Oh yeah, taking a full class load on top of rehearsing a minimum of 22 hours a week and also working in a theatre to get practical experience in my field? Easy peasy lemon squeezy. Writing academic* papers when your university doesn’t take your department seriously enough to subscribe to any actual resources? Piece of cake. Not only being marked on your artistic work (that you probably poured your heart, soul, blood and tears into) but also being publicly judged on it? No sweat off my back.

*Yes, academic. I went to university too and there are as many legitimate discussions to be had in my field as there are in yours.

I know you think that all I did in school was sit around in a circle and talk about my feelings or something but believe me, we didn’t have time for that kind of BS. When you’ve got monologues and scenes to prepare, a production opening in two weeks and two papers and a midterm the day after opening you don’t have time to think about your feelings let alone talk about them. My degree entailed just as much work as yours. Just because your work was different doesn’t make mine invalid.

If you’re actually interested in what I do, then by all means, I’d love to chat. But if you’re just going to say something insulting, just stop before you get there. “Oh cool!” is totally good enough.

Thoughts on Wandering

I recently graduated from university. Woah. I mean, it’s been a few months now but sometimes I still get stopped in my tracks (mentally and physically) trying to process that fact. After 18 years of school, give or take, this is the first September that I didn’t have a back-to-school to prepare for and look forward to. While so many of my friends were headed back to their apartments and their clubs and their lives I was staying still, in my parents’ house which feels a little less like home than it used to. I’ve spent a lot of time over the last few weeks thinking about school and my friends that are still there and my friends from there that are scattered about the country. I miss them. I miss my apartment, my town, my school. I miss classes and I really, really miss the theatre. The pictures and videos that flood social media make me feel at once happy, to see familiar faces doing familiar things, and sad, that I’m not there to experience with them. But as the weeks have worn on, it’s died down from a roaring fire to a dull glow. And it’s been these last few weeks of work that have made me realize why.

I’d like to preface this realization by saying I love my job. I really do. I’m a baker and, no, it has nothing to do with my education but I have always baked as a hobby and now I get to do it everyday. I don’t particularly like mornings but because I enjoy my job, getting up at 3:30am to go to work doesn’t really phase me. But as I was getting to know my new co-workers the obvious icebreaker question was “How long have you been here.”

One girl said “A year and a half.”

And I thought, “Man, that’s a long time.”
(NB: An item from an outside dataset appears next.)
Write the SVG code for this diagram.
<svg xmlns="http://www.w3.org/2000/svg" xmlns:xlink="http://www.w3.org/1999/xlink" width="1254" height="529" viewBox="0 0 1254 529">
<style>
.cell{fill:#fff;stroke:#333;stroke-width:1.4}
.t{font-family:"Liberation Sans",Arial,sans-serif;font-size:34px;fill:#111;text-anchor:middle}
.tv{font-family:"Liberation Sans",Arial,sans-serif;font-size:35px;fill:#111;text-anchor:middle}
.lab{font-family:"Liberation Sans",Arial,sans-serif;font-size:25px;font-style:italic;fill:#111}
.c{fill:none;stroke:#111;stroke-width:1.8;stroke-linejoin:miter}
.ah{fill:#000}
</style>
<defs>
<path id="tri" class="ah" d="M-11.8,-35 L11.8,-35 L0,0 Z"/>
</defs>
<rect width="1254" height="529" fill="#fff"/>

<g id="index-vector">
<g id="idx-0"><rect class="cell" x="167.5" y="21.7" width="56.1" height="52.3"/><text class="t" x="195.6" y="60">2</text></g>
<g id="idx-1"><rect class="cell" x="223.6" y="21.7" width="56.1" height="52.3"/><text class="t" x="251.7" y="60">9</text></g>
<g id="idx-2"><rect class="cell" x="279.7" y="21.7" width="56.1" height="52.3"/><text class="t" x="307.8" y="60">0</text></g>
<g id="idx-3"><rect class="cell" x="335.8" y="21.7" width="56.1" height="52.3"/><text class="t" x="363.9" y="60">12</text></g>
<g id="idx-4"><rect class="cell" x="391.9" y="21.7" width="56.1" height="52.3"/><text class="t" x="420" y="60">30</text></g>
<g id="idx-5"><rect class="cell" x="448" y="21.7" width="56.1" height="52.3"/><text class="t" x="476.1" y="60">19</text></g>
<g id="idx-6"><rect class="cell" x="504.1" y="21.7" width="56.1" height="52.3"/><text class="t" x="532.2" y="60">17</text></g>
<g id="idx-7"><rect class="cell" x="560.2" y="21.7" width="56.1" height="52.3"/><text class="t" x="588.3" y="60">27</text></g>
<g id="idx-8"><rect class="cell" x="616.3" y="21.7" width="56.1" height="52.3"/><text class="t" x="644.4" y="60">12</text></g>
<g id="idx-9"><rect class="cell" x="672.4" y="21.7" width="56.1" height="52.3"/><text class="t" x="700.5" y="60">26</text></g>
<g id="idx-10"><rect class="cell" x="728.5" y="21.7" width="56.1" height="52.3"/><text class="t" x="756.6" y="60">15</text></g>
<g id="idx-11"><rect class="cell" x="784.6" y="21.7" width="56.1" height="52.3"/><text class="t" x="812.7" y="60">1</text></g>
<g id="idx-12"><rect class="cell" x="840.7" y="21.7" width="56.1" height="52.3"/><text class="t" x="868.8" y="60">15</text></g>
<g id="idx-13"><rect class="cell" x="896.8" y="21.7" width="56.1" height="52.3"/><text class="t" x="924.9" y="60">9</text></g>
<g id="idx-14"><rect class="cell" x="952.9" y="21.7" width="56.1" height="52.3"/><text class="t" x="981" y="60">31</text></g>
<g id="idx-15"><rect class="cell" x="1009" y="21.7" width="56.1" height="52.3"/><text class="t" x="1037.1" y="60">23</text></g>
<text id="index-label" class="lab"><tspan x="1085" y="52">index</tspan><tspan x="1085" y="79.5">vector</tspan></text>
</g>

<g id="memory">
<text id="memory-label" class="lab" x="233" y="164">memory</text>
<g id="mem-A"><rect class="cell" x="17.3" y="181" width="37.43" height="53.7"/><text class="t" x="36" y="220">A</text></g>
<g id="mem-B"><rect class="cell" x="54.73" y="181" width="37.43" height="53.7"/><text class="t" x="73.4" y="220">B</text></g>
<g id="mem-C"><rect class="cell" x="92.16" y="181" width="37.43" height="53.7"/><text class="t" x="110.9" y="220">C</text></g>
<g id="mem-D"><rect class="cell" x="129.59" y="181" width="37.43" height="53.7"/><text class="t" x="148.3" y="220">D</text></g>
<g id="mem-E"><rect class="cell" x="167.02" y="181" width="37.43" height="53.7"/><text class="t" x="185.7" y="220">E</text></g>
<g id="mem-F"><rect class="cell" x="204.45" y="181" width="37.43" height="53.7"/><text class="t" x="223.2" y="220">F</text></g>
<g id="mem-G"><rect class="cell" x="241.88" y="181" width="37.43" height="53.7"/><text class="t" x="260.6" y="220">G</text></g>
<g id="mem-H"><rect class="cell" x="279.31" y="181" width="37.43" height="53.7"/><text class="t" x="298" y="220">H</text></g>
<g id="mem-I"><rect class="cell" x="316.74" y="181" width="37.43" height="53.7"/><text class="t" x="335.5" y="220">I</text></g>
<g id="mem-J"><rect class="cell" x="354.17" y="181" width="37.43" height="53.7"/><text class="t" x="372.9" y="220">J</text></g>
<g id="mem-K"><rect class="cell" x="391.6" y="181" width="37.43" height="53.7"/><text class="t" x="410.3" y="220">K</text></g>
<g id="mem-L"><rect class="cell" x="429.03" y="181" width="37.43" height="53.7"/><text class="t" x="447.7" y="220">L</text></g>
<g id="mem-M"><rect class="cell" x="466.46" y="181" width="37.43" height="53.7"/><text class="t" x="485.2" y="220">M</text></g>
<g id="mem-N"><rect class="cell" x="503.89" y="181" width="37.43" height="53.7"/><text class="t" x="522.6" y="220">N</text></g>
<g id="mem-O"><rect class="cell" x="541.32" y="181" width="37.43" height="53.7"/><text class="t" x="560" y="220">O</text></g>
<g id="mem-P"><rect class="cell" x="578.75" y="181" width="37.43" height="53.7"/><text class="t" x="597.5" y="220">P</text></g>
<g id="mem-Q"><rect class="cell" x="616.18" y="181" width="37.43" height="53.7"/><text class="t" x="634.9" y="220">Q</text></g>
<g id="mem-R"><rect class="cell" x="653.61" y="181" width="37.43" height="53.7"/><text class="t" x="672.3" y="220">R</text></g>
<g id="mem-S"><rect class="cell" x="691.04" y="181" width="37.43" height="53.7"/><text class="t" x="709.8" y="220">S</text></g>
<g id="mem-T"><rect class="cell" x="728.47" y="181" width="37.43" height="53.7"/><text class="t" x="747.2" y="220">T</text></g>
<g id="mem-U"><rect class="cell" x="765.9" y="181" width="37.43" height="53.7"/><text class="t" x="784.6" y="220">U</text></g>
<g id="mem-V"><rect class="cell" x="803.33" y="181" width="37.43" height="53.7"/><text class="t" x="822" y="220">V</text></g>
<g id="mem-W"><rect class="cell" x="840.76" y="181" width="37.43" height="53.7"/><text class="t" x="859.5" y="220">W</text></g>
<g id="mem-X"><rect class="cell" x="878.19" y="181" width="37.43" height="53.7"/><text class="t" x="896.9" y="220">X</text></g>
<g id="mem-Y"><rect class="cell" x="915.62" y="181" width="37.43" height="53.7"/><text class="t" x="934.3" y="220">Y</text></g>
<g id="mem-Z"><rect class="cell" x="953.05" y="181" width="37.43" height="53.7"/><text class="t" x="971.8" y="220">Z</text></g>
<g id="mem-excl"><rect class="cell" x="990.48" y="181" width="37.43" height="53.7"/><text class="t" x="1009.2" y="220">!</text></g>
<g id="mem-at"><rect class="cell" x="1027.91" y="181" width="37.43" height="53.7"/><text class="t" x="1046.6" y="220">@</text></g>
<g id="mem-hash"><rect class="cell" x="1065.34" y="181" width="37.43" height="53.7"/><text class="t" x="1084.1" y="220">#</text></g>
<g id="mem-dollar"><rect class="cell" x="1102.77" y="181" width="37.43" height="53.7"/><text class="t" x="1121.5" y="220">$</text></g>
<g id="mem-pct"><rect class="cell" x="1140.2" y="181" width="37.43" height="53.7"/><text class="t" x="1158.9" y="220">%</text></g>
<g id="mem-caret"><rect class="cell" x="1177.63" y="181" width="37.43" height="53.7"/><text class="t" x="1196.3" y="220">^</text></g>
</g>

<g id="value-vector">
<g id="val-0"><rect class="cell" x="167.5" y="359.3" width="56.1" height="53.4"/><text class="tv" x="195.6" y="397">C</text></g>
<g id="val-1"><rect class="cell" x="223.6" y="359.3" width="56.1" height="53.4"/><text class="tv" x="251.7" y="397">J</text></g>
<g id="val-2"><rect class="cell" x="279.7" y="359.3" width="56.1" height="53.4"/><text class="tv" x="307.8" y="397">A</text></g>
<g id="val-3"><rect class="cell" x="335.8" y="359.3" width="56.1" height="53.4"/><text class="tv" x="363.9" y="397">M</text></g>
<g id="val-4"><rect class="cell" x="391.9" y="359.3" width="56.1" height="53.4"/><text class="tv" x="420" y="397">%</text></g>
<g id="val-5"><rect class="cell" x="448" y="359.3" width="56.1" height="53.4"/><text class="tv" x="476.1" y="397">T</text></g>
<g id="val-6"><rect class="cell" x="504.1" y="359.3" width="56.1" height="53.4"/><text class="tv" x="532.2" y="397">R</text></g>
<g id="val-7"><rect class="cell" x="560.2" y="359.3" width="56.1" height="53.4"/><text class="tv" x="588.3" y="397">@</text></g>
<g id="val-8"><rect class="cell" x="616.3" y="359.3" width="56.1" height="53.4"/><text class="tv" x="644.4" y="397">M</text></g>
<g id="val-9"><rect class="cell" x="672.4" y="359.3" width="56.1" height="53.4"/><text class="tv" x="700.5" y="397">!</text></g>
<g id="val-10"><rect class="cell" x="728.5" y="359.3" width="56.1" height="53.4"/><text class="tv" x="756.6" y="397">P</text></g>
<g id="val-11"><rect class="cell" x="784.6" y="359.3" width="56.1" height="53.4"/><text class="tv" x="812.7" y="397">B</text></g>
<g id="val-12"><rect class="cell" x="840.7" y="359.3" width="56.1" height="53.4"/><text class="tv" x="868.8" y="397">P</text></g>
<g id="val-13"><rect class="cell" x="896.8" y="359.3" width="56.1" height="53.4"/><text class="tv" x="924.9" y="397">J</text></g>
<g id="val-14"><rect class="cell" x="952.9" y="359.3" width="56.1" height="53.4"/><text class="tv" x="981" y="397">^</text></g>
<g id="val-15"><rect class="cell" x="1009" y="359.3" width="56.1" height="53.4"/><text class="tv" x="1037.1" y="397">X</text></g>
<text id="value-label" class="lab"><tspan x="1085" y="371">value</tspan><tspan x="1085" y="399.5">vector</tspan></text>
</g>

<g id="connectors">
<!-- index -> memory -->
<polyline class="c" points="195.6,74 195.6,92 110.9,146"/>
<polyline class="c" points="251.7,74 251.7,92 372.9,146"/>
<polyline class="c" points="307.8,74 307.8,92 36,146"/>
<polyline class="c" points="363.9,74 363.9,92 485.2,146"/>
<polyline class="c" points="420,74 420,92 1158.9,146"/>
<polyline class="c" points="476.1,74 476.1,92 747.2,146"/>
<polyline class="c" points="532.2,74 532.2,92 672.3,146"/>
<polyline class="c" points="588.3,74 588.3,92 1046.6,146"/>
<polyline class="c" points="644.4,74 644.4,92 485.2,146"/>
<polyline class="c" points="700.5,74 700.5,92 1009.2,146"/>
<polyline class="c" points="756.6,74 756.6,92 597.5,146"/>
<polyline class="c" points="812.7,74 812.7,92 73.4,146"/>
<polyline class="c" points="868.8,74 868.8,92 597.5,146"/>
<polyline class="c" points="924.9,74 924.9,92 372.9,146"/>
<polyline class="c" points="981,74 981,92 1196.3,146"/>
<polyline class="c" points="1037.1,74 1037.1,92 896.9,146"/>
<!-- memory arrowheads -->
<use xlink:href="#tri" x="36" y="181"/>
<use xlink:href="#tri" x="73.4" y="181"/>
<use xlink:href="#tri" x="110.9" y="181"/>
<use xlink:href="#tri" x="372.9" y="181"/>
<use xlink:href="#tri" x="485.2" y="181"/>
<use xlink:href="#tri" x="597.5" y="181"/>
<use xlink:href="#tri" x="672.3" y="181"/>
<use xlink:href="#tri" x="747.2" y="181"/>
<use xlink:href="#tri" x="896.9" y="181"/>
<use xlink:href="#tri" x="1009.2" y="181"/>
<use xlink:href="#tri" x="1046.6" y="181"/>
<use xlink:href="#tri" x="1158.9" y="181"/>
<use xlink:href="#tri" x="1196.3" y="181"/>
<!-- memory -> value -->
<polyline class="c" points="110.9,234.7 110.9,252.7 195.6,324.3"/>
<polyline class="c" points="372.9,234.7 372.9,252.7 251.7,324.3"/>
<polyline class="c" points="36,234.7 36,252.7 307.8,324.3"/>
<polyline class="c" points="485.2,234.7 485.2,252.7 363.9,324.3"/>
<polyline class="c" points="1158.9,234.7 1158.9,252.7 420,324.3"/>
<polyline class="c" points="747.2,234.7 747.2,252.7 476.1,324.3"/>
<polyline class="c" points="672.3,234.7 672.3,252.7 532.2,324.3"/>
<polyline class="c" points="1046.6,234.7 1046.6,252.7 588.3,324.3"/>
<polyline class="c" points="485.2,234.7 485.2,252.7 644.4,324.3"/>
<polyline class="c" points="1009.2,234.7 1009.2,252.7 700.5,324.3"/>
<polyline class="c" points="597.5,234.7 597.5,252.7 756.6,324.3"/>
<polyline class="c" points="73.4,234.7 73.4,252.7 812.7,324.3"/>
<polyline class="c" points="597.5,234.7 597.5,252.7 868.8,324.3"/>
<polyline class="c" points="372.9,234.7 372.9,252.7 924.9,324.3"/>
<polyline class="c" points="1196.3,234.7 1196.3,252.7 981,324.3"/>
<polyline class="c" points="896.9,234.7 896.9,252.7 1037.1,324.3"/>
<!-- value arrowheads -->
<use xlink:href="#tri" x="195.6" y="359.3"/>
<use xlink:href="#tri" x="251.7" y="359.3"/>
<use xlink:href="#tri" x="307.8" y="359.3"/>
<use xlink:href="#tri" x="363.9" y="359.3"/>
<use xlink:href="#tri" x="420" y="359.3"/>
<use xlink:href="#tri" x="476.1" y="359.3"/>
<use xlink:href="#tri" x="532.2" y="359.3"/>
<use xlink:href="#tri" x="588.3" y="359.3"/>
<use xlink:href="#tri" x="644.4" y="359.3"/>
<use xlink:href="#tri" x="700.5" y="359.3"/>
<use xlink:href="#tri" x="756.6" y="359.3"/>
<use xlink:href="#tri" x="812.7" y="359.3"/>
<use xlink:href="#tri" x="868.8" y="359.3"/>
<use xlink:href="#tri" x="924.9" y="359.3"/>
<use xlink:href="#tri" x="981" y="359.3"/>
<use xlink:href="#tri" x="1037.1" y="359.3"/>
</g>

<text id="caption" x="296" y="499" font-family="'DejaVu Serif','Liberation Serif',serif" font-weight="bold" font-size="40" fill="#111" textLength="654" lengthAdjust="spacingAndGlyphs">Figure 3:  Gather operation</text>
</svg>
Really, when you think about it, a year and a half at a job really makes you quite green; it’s not at all a long time. But to me, who has never had a full time job before, it seemed long. And then one day I was talking to my manager and I asked her how long she had been with the company.
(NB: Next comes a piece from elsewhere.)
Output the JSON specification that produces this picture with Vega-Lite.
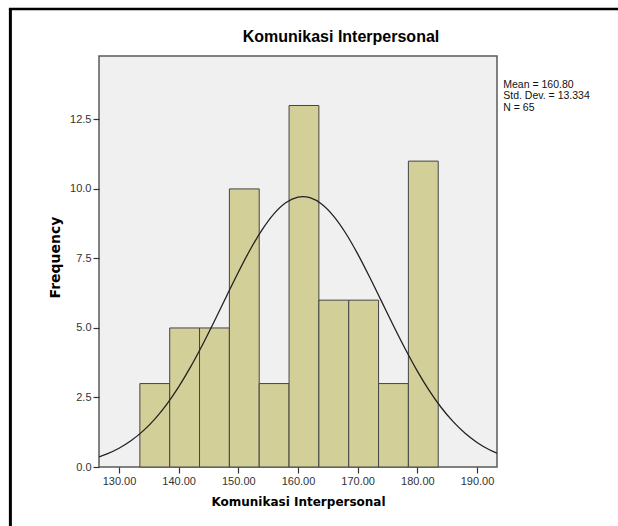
{
  "$schema": "https://vega.github.io/schema/vega-lite/v6.json",
  "width": 398,
  "height": 411,
  "autosize": {"type": "none"},
  "padding": {"left": 99, "top": 56, "right": 121, "bottom": 59},
  "background": "white",
  "title": {"text": "Komunikasi Interpersonal", "font": "Liberation Sans", "fontSize": 16, "fontWeight": "bold", "color": "#000000", "anchor": "middle", "dx": 43, "offset": -37},
  "config": {
    "view": {"fill": "#f0f0f0", "stroke": "#5a5a5a", "strokeWidth": 1.5},
    "axis": {"domain": false, "grid": false, "labelFont": "Liberation Sans", "labelFontSize": 11, "labelColor": "#333333", "tickColor": "#333333", "tickSize": 6, "tickWidth": 1.2, "labelPadding": 2, "titleFont": "DejaVu Sans", "titleFontWeight": "bold", "titleColor": "#000000"}
  },
  "datasets": {
    "hist": [
      {"bin_start": 133.5, "bin_end": 138.5, "count": 3},
      {"bin_start": 138.5, "bin_end": 143.5, "count": 5},
      {"bin_start": 143.5, "bin_end": 148.5, "count": 5},
      {"bin_start": 148.5, "bin_end": 153.5, "count": 10},
      {"bin_start": 153.5, "bin_end": 158.5, "count": 3},
      {"bin_start": 158.5, "bin_end": 163.5, "count": 13},
      {"bin_start": 163.5, "bin_end": 168.5, "count": 6},
      {"bin_start": 168.5, "bin_end": 173.5, "count": 6},
      {"bin_start": 173.5, "bin_end": 178.5, "count": 3},
      {"bin_start": 178.5, "bin_end": 183.5, "count": 11}
    ],
    "normal": [
      {"x": 126.65, "y": 0.366}, {"x": 128, "y": 0.472}, {"x": 130, "y": 0.675}, {"x": 132, "y": 0.944},
      {"x": 134, "y": 1.29}, {"x": 136, "y": 1.724}, {"x": 138, "y": 2.254}, {"x": 140, "y": 2.88},
      {"x": 142, "y": 3.599}, {"x": 144, "y": 4.397}, {"x": 146, "y": 5.252}, {"x": 148, "y": 6.134},
      {"x": 150, "y": 7.005}, {"x": 152, "y": 7.821}, {"x": 154, "y": 8.538}, {"x": 156, "y": 9.114},
      {"x": 158, "y": 9.512}, {"x": 160, "y": 9.707}, {"x": 160.8, "y": 9.724}, {"x": 162, "y": 9.685},
      {"x": 164, "y": 9.448}, {"x": 166, "y": 9.012}, {"x": 168, "y": 8.405}, {"x": 170, "y": 7.664},
      {"x": 172, "y": 6.833}, {"x": 174, "y": 5.957}, {"x": 176, "y": 5.078}, {"x": 178, "y": 4.232},
      {"x": 180, "y": 3.448}, {"x": 182, "y": 2.747}, {"x": 184, "y": 2.14}, {"x": 186, "y": 1.63},
      {"x": 188, "y": 1.214}, {"x": 190, "y": 0.884}, {"x": 192, "y": 0.63}, {"x": 193.35, "y": 0.494}
    ]
  },
  "layer": [
    {
      "data": {"name": "hist"},
      "mark": {"type": "rect", "fill": "#d3cf98", "stroke": "#444444", "strokeWidth": 1},
      "encoding": {
        "x": {"field": "bin_start", "type": "quantitative", "scale": {"domain": [126.65, 193.35], "nice": false, "zero": false},
              "axis": {"values": [130, 140, 150, 160, 170, 180, 190], "format": ".2f", "title": "Komunikasi Interpersonal", "titleFontSize": 12, "titlePadding": 10}},
        "x2": {"field": "bin_end"},
        "y": {"field": "count", "type": "quantitative", "scale": {"domain": [0, 14.78], "nice": false},
              "axis": {"values": [0, 2.5, 5, 7.5, 10, 12.5], "format": ".1f", "title": "Frequency", "titleFontSize": 14, "titlePadding": 7, "titleY": 201}}
      }
    },
    {
      "data": {"name": "normal"},
      "mark": {"type": "line", "color": "#222222", "strokeWidth": 1.3, "interpolate": "monotone", "clip": true},
      "encoding": {
        "x": {"field": "x", "type": "quantitative"},
        "y": {"field": "y", "type": "quantitative"}
      }
    },
    {
      "data": {"values": [{"label": "stats"}]},
      "mark": {"type": "text", "text": ["Mean = 160.80", "Std. Dev. = 13.334", "N = 65"], "align": "left", "baseline": "top", "font": "Liberation Sans", "fontSize": 10.5, "lineHeight": 11.3, "color": "#111111"},
      "encoding": {
        "x": {"datum": 194.4, "type": "quantitative"},
        "y": {"datum": 13.91, "type": "quantitative"}
      }
    },
    {
      "data": {"values": [{"label": "frame"}]},
      "mark": {"type": "rule", "color": "#000000", "strokeWidth": 3, "clip": false},
      "encoding": {
        "x": {"datum": 111.8, "type": "quantitative"},
        "y": {"datum": 16.47, "type": "quantitative"},
        "y2": {"datum": -2.5}
      }
    },
    {
      "data": {"values": [{"label": "frame"}]},
      "mark": {"type": "rule", "color": "#000000", "strokeWidth": 2.5, "clip": false},
      "encoding": {
        "x": {"datum": 111.55, "type": "quantitative"},
        "x2": {"datum": 215},
        "y": {"datum": 16.47, "type": "quantitative"}
      }
    }
  ]
}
And she said “Five years!”

And I thought, “Damn.”

I realized in that moment that the thought of going to the same job and doing the same thing and being with the same people everyday for five years, truth be told even a single year, is unbearable to me. Even in a job like mine, where it’s different everyday and I like what I do and I like the people I work with, the thought of being in the same place, doing the same thing this time next year terrifies me and makes me feel extremely trapped. And five years? Forget it! In all likelihood, I will, in fact, still be at the same job a year from now (and I’m okay with that) but that doesn’t mean it doesn’t make me feel paralyzed to my very core.

There’s a line in a song that plays all the time while I drive that goes “I’m a wanderer and a wanderer I’ll always be.” I’ve always liked the line, it’s usually the only line from the song that gets stuck in my head but I never knew why until this experience at work. I guess it feels almost autobiographical, in a sense. I crave new things. When I’m in one place for too long, I get restless and depressed. The longest I’ve stayed in one place since I graduated high school is just over six months and that’s the way I, apparently, like it. It’s a huge part, too, of why I love theatre. It’s never permanent. No matter what, it’s over in six weeks. If it’s a horrible show, well, it’s over and people will forget about it. (Or they’ll remember how horrible it was but at least it’s over!) And if it’s brilliant? It’s still over in six weeks and everyone that was a part of it and everyone that saw it gets this unique feeling knowing they were apart of something special. Even if you go back to the same show or the same character at a different time it’s still a completely different experience than it was the first time. You get to live in different countries and eras for a short, intense period of time and then, you say goodbye and move on.

And to tie this all back to the beginning here, I think that’s why the dull ache has settled in. I’ve gotten really close to a lot of people and places over the years but in the end I’ve had to move on from all of them. And I don’t mean move on in the sense that they are out of sight, out of mind. I just mean that they are somewhere and I am somewhere else. They are still important parts of my life, and I’m lucky to live in the age of technology where I get to stay in contact with those people and see pictures of those places, but they are one part of my life and I live in another part. It’s just the way it is. And so even though I’m sad about not being at school anymore, I also know that I probably wouldn’t want to be there if I was because it was time to move on. It’s hard to picture the future and not know where I’ll be. In fact, it terrifies me almost as much, maybe even more, than picturing the future and seeing myself in the same place next year but there’s a reason I chose the field I did and that’s because given the choice, I’d rather choose the terrifying that’s exciting rather than the one that’s not. And honestly, I did not know this about myself a month ago but luckily, as the great J.R.R. Tolkien wisely reminds us, not all who wander are lost and not all that is over is past.